Free (university research) alternatives are Stratego and TXL , both of which have Java parsers of some (unknown to me) maturity, but definitely do not provide symbol tables or any kind of flow analysis, meaning you have to build these or a bad approximation yourself. There are folks that may suggest ANTLR , which also has a Java front end, probably builds ASTs, very likely does not build symbol tables, and doesn't provide the rest of the machinery that typical transformation systems do (source-to-source transformations, regeneration of source text, etc.)

If you are happy with what the Java compiler does, you don't need any of this. If it doesn't do enough, then you want something like this. [The fact that you asked the question suggests you have some idea of something you want done that the Java compiler doesn't do. Care to elaborate?]

My question is - is there something that provides these kinds of syntactic transformations for Java?

IMO, not really.

  • The Google Closure compiler takes Javascript as input and performs high level transformations of the (relatively semantically rich) Javascript AST.

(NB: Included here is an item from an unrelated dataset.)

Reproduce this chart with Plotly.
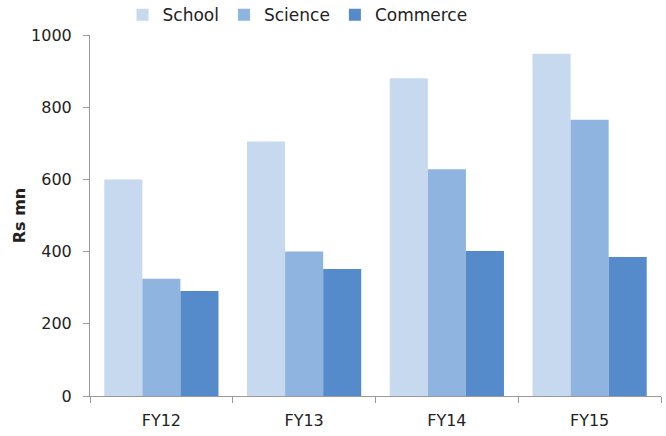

  • The Java bytecode compilers could do, but apparently don't do much in the way of optimizing at the Java AST level. Instead, they leave most of the optimization to the JIT compiler ... which optimizes starting from the (relatively semantically poor) class file; ie bytecodes.

This makes it harder for the JIT compiler to do the kinds of optimizations that the Google Closure compiler could do.

So why is there isn't there an equivalent to Google Closure for Java? There are two possible reasons:

  • Because nobody has done it. (I can't recall any specific examples ...)

  • Because the opportunities for optimization are not there, for normal hand-written Java input.

  • Technical reasons (see below).

IMO it is mostly the second reason. The dynamic nature of Javascript and typical Javascript programs means that there are more opportunities for optimization by AST transformation, and that an AST-level optimizer will achieve more significant speedups for normal code.

Now, it may well be that the Java source code produced the Clojure compiler would present more opportunities for AST-level optimization. And it may be a good idea to revisit previous attempts at AST-level optimization for Java (assuming they existed).

The "technical reasons" I alluded to above include the following:

  • The presence of certain reflection and introspection facilities in Java are actually an impediment to optimization. For instance, the stated reason that Java compilers can't do tail call optimization is that it breaks Java code that relies no being able to look at the call stack. And one example is the security manager.

  • The Java bytecode compilers primarily operate at the level of individual compilation units; ie individual classes / interfaces / etc. The kind of high-level optimizations performed by the Google Closure compiler involve an input files contain many classes.